Cash crunch threatens many NCR projects

But, fund flow to the construction sector still faces hurdles, with the limited steps taken by the Reserve Bank of India (RBI) not yet resonating at the ground level.

The realty sector had not completely recovered from the twin blows of GST and demonetisation when the IL&FS saga unfolded this September, choking fund flows to non-banking finance firms (NBFC) and housing finance companies (HFC). NBFCs with builder loan exposure were punished severely on the bourses, while some HFCs managed to raise funds through bond issuances. But, fund flow to the construction sector still faces hurdles, with the limited steps taken by the Reserve Bank of India (RBI) not yet resonating at the ground level.

This could result in many projects sliding into the “stressed” category in the National Capital Region (NCR), fear observers. Not only builder loans, in some segments, housing loan disbursements have also slowed, leading to pressure on an already burgeoning inventory. To add to woes, September quarter residential sales dropped 12 per cent in the region while festive season offtake remained tepid. 

“It seems the worst is not over yet. Banks were already cautious… and the NBFC crisis has caused fresh trouble as a majority of lending was happening through NBFCs. I think the crisis is going to continue till 2019 and will have an impact on fresh launches and completion of projects,” said Anuj Puri, chairman of ANAROCK property consultants.

According to experts, there are a total 2.50 lakh units stuck in NCR that were launched in 2013 or earlier, of which 1.3 lakh are in Noida and Greater Noida alone. Developers now claim that this may rise to 3 lakh by year-end if there is no timely intervention, with unsold inventory already at 2.24 lakh as of October-end. 

“This will impact consumers and developers both,” a leading developer and member of the Confederation of Real Estate Developers’ Associations of India (CREDAI) said. 

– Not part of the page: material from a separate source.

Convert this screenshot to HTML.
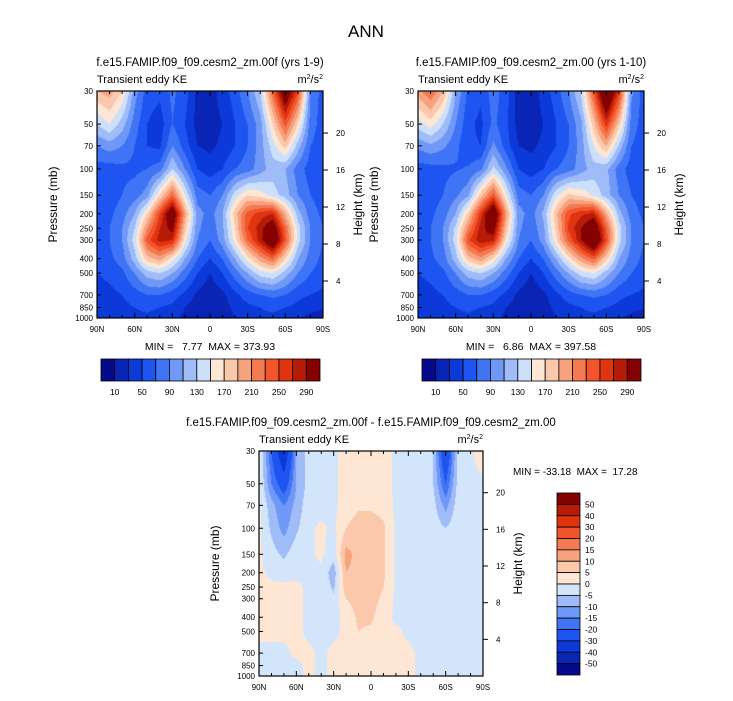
<!DOCTYPE html>
<html><head><meta charset="utf-8"><style>
body{margin:0;background:#fff;}
#wrap{position:relative;width:733px;height:701px;overflow:hidden;font-family:"Liberation Sans",sans-serif;}
canvas{position:absolute;}
svg{position:absolute;left:0;top:0;}
svg text{white-space:pre;}
</style></head><body>
<div id="wrap">
<canvas id="c1" width="226" height="227" style="left:97px;top:91px"></canvas>
<canvas id="c2" width="226" height="227" style="left:418px;top:91px"></canvas>
<canvas id="c3" width="224" height="225" style="left:259px;top:451px"></canvas>
<svg id="ov" width="733" height="701"></svg>
</div>
<script>
const lats=[90,80,70,60,50,40,30,20,10,0,-10,-20,-30,-40,-50,-60,-70,-80,-90];
const levs=[30,50,70,100,150,200,250,300,400,500,700,850,1000];
const keLevels=[10,30,50,70,90,110,130,150,170,190,210,230,250,270,290];
const keColors=["#050a8b","#0a25b5","#0b3ad8","#1e54f0","#3f74f5","#6f98f7","#9fbcf8","#cde0fb","#fde6d4","#fbc8ac","#f7a27f","#f47a52","#f2552b","#e03410","#b51b06","#860202"];
const keBarLabels=[10,50,90,130,170,210,250,290];
const dLevels=[-50,-40,-30,-20,-15,-10,-5,0,5,10,15,20,30,40,50];
const dColors=["#050a8b","#0a25b5","#0b3ad8","#1e54f0","#3f74f5","#6f98f7","#9fbcf8","#d3e5fb","#fde6d4","#fbc8ac","#f7a27f","#f47a52","#f2552b","#e03410","#b51b06","#860202"];
const pTicks=[30,50,70,100,150,200,250,300,400,500,700,850,1000];
const zTicks=[4,8,12,16,20];
const latTicks=[90,60,30,0,-30,-60,-90];
const latTickLabels=["90N","60N","30N","0","30S","60S","90S"];
const ke1=[
[190,200,170,100,60,55,75,60,25,20,40,60,90,130,230,330,250,90,60],
[130,150,120,80,50,40,70,50,22,20,30,50,70,100,170,240,170,80,60],
[90,100,90,70,50,45,90,60,30,25,35,50,70,100,140,180,120,70,60],
[60,60,65,65,70,80,130,90,50,40,50,70,80,100,120,110,80,60,55],
[55,60,70,80,100,170,230,150,80,70,90,140,170,160,140,120,90,70,60],
[55,65,80,110,170,250,330,200,100,80,110,180,240,260,270,190,120,80,65],
[60,70,90,130,210,270,300,180,95,75,105,170,250,280,320,230,140,90,70],
[60,70,90,140,240,280,270,160,90,70,100,160,230,280,340,240,140,90,70],
[55,65,80,120,180,200,160,110,70,50,70,110,160,200,230,170,110,80,65],
[50,55,65,90,120,130,110,80,50,30,50,80,110,140,150,120,90,70,60],
[40,45,50,60,70,70,60,45,25,15,25,45,60,70,75,70,55,50,45],
[35,40,45,50,55,50,45,30,20,15,20,35,45,50,55,50,45,35,30],
[30,35,40,45,45,40,35,25,20,15,20,30,40,45,45,40,30,25,25]];
const ke2=[
[200,230,190,110,65,55,80,60,20,15,40,60,90,135,240,360,260,95,60],
[140,160,130,90,55,45,75,55,22,18,30,50,70,105,180,260,180,80,60],
[95,105,95,75,55,50,95,60,30,25,35,50,70,100,150,190,125,70,60],
[60,62,65,68,72,85,135,95,50,40,50,70,80,100,120,115,80,60,55],
[55,60,70,85,105,180,240,155,80,70,90,145,175,165,145,120,90,70,60],
[55,65,80,110,175,260,340,205,100,80,115,185,245,265,275,195,120,80,65],
[60,70,90,135,215,280,310,185,95,75,105,175,255,290,330,235,140,90,70],
[60,70,90,140,245,285,275,165,90,70,100,165,235,290,350,245,140,90,70],
[55,65,80,120,180,205,165,110,70,50,70,110,160,205,235,175,110,80,65],
[50,55,65,90,120,130,110,80,50,30,50,80,110,140,150,120,90,70,60],
[40,45,50,60,70,70,60,45,25,15,25,45,60,70,75,70,55,50,45],
[35,40,45,50,55,50,45,30,20,15,20,35,45,50,55,50,45,35,30],
[30,35,40,45,45,40,35,25,20,15,20,30,40,45,45,40,30,25,25]];
const dke=[
[2,-20,-40,-10,-3,-2,-1,2,2,2,2,-1,-1,-2,-5,-30,-3,-1,3],
[1,-15,-25,-10,-3,-2,-1,2,3,3,2,-1,-1,-2,-5,-20,-3,-1,-1],
[1,-8,-15,-8,-2,-2,-1,2,4,4,3,-1,-1,-2,-3,-12,-2,-1,-1],
[1,-6,-12,-6,-1,1,-1,5,8,8,6,-1,-1,-1,-2,-5,-1,-1,-1],
[1,-3,-6,-2,-1,1,-3,12,8,9,6,-1,-4,-1,-1,-1,-1,-1,-1],
[1,-1,-2,-1,-1,-1,-8,10,8,8,6,-1,-3,-1,-1,-1,-1,-1,-1],
[1,1,1,1,-1,-1,-6,8,8,8,5,-1,-1,-3,-1,-1,-1,-1,-1],
[1,1,1,1,-1,-1,-4,5,7,7,4,-1,-1,-2,-1,-1,-1,-1,-1],
[1,1,1,1,-1,-1,-2,2,6,6,2,-1,-1,-1,-1,-1,-1,-1,-1],
[1,1,1,1,-1,-1,-1,1,5,4,1,1,-1,-1,-1,-1,-1,-1,-1],
[-1,-1,-1,1,1,-1,1,1,5,3,1,1,1,-1,-1,-1,-1,-1,-1],
[-1,-1,-1,-1,1,-1,1,1,4,2,1,1,1,-1,-1,-1,-1,-1,-1],
[-1,-1,-1,-1,1,-1,1,1,3,2,1,1,1,-1,-1,-1,-1,-1,-1]];

const L30=Math.log10(30),L1000=Math.log10(1000);
function yOf(p,top,h){return top+(Math.log10(p)-L30)/(L1000-L30)*h;}
function xOf(lat,left,w){return left+(90-lat)/180*w;}
function sample(g,lat,p){
  let fx=(90-lat)/10, i=Math.min(17,Math.floor(fx)), tx=fx-i;
  let lp=Math.log10(p), j=0;
  while(j<levs.length-2 && Math.log10(levs[j+1])<lp) j++;
  let a=Math.log10(levs[j]), b=Math.log10(levs[j+1]), ty=Math.max(0,Math.min(1,(lp-a)/(b-a)));
  let v0=g[j][i]*(1-tx)+g[j][i+1]*tx, v1=g[j+1][i]*(1-tx)+g[j+1][i+1]*tx;
  return v0*(1-ty)+v1*ty;
}
function colIdx(v,lv){let k=0;while(k<lv.length&&v>=lv[k])k++;return k;}
function hex(c){return [parseInt(c.slice(1,3),16),parseInt(c.slice(3,5),16),parseInt(c.slice(5,7),16)];}
function draw(id,g,lv,cols){
  const c=document.getElementById(id),ctx=c.getContext('2d'),W=c.width,H=c.height;
  const img=ctx.createImageData(W,H),rgb=cols.map(hex);
  for(let y=0;y<H;y++){const p=Math.pow(10,L30+(y+0.5)/H*(L1000-L30));
    for(let x=0;x<W;x++){const lat=90-(x+0.5)/W*180;const k=colIdx(sample(g,lat,p),lv);const o=(y*W+x)*4;
      img.data[o]=rgb[k][0];img.data[o+1]=rgb[k][1];img.data[o+2]=rgb[k][2];img.data[o+3]=255;}}
  ctx.putImageData(img,0,0);
}
draw('c1',ke1,keLevels,keColors);draw('c2',ke2,keLevels,keColors);draw('c3',dke,dLevels,dColors);

const NS='http://www.w3.org/2000/svg',svg=document.getElementById('ov');
function el(t,a,txt){const e=document.createElementNS(NS,t);for(const k in a)e.setAttribute(k,a[k]);if(txt!==undefined)e.textContent=txt;svg.appendChild(e);return e;}
function T(x,y,s,txt,anchor,name,rot){const a={x:x,y:y,'font-size':s,'text-anchor':anchor||'start',fill:'#000','font-family':'Liberation Sans, sans-serif'};if(rot)a.transform='rotate(-90 '+x+' '+y+')';const e=el('text',a,txt);return e;}
function L(x1,y1,x2,y2,name){const e=el('line',{x1:x1,y1:y1,x2:x2,y2:y2,stroke:'#000','stroke-width':1});}
function panel(left,top,w,h,title,pre){
  T(left+w/2,top-25,11.5,title,'middle',pre+'-title');
  T(left,top-8,11,'Transient eddy KE','start',pre+'-variable-label');
  const u=T(left+w,top-8,11,'','end',pre+'-units');
  u.innerHTML='m<tspan dy="-4" font-size="7">2</tspan><tspan dy="4">/s</tspan><tspan dy="-4" font-size="7">2</tspan>';
  const r=el('rect',{x:left,y:top,width:w,height:h,fill:'none',stroke:'#000','stroke-width':1.2});
  
  pTicks.forEach(p=>{const y=yOf(p,top,h);L(left,y,left+4,y,pre+'-p-tick');T(left-4,y+3,8,String(p),'end',pre+'-p-tick-label');});
  latTicks.forEach((la,i)=>{const x=xOf(la,left,w);L(x,top+h,x,top+h-5,pre+'-lat-tick');L(x,top,x,top+5,pre+'-lat-tick-top');T(x,top+h+14,8,latTickLabels[i],'middle',pre+'-lat-tick-label');});
  for(let la=-80;la<=80;la+=10){if(la%30){const x=xOf(la,left,w);L(x,top+h,x,top+h-3,pre+'-lat-minor');L(x,top,x,top+3,pre+'-lat-minor-top');}}
  zTicks.forEach(z=>{const p=1000*Math.exp(-z/7),y=yOf(p,top,h);L(left+w,y,left+w+5,y,pre+'-z-tick');T(left+w+13,y+3,8,String(z),'start',pre+'-z-tick-label');});
  T(left-40,top+h/2,12,'Pressure (mb)','middle',pre+'-y-axis-title',true);
  T(left+w+39,top+h/2,12,'Height (km)','middle',pre+'-right-axis-title',true);
}
T(366,37,17,'ANN','middle','figure-title');
panel(97,91,226,227,'f.e15.FAMIP.f09_f09.cesm2_zm.00f (yrs 1-9)','p1');
panel(418,91,226,227,'f.e15.FAMIP.f09_f09.cesm2_zm.00 (yrs 1-10)','p2');
panel(259,451,224,225,'f.e15.FAMIP.f09_f09.cesm2_zm.00f - f.e15.FAMIP.f09_f09.cesm2_zm.00','p3');
T(210,350,10.5,'MIN =   7.77  MAX = 373.93','middle','p1-min-max');
T(531,350,10.5,'MIN =   6.86  MAX = 397.58','middle','p2-min-max');
T(513,475,10,'MIN = -33.18  MAX =  17.28','start','p3-min-max');
function hbar(left,top,w,h,pre){
  const bw=w/keColors.length;
  keColors.forEach((c,i)=>{const r=el('rect',{x:left+i*bw,y:top,width:bw,height:h,fill:c,stroke:'#000','stroke-width':0.8});});
  keLevels.forEach((v,i)=>{if(keBarLabels.indexOf(v)>=0)T(left+(i+1)*bw,top+h+14,8.5,String(v),'middle',pre+'-colorbar-label');});
}
hbar(101,359,219,22,'p1');hbar(422,359,219,22,'p2');
(function(){const left=557,top=493,w=23,h=182,bh=h/dColors.length;
  dColors.slice().reverse().forEach((c,i)=>{const r=el('rect',{x:left,y:top+i*bh,width:w,height:bh,fill:c,stroke:'#000','stroke-width':0.8});});
  dLevels.slice().reverse().forEach((v,i)=>{T(left+w+5,top+(i+1)*bh+3,8.5,String(v),'start','p3-colorbar-label');});
})();
</script>
</body></html>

“NBFCs were a big window for developers but that source has also dried up... Lending for commercial real estate has already contracted and if the situation goes on like this, many residential properties will be impacted,” noted Geetamber Anand, chairman, CREDAI and CMD, ATS Infrastructure.

A CREDAI delegation met finance ministry officials last week demanding a separate “stressed assets fund” for unfinished housing projects. This, they say, is the only way out for projects stuck for want of money. While finance ministry officials say they will take up the issue with the RBI at its next board meeting on December 10, the urban development ministry has also joined the issue, having written a letter to the finance ministry, cautioning that the liquidity crunch may derail Prime Minister Narendra Modi’s pet project ‘Housing for All’.